May 24, 2009

I had 221 unique page loads in 5 days, howcome only one person tagged D:

I need opinions people! Opinions! Mass Comm or SAJC?

Short updates:
Phototaking was VERY VERY FUN and we have so got the nicest class photo ever. Balloons, bubbles, party spray, and A4 signs "4S2A Class of 2009". Will upload and get photos when I can.

Cell group:
Jason paired us up and told us to write something we wanted on the song sheet, but we weren't allowed to show it to the other person. Then we would pray and ask God what the other person wanted us to pray for, and then we would pray for the other person, and at the end of it we'd show each other what we wrote.

I was paired up with Carmen, which I think was a pretty good pairing, because we didn't really know each other well but had quite a bit in common.
Carmen wrote "A1 for Chinese O's", I wrote "A2 for Chinese O's" HAHAHA. But somehow we didn't pray much about results for each other. I prayed for it a bit but not for Chinese O's.

She kept praying about something "materialistic" that I really wanted. I was quite puzzled, I didn't really want anything materialistic now, and I'm not really that kind of person. But after thinking for it a bit, I realised she must've been talking about that thing I wanted to get somebody. Yes, it's God related (I'll reveal what and who after I've gotten it for her). I really want her to have it and I do want to save up money to buy it for her. I've been thinking about that for quite some time; unfortunately I do not have any money at all right now and I'm $14 in debt. Mmmhmm. 

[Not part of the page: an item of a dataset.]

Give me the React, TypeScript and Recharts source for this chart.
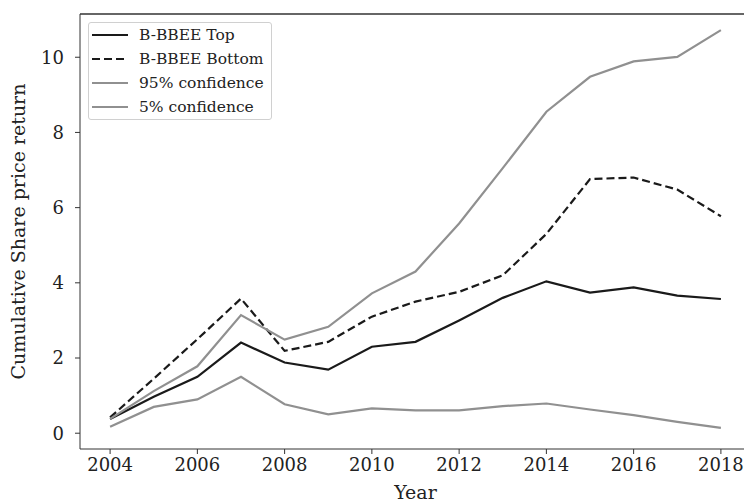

I prayed a bit for her Choir and O's, but later something else came into my mind, and I prayed for her to be able to feel God with her whenever she felt lonely or down. I understood why I prayed that, I'd known about that thing that happened for quite some time, but I didn't reveal anything about it as I prayed. I just prayed that God would be with her whenever she felt lonely or down, and to be there to comfort her, because we knew He would always be there.

Later on Carmen told me that although she didn't write that down, she was thinking about that and it so happened that that was a crucial prayer for her because this was an especially dry and "lonely" period for her, and she'd kept telling herself that God was there for her but wasn't sure of it, and I helped her confirm it today.
(Hey Carmen, if you happen to see this, if you don't really want me to put this up, just tell me and I'll take it down k (: )

So I realised something. There were other things we wanted to pray for, especially for our O's, but the things God wanted us to pray for were related to Him. In my case, I needed enough money to clear my debts and buy that thing for that person to strengthen her relationship with God; in her case, she needed strength and love from Him to get over this emotionally tough period.

Because as long as we're strong in Christ, we can conquer everything else, yes?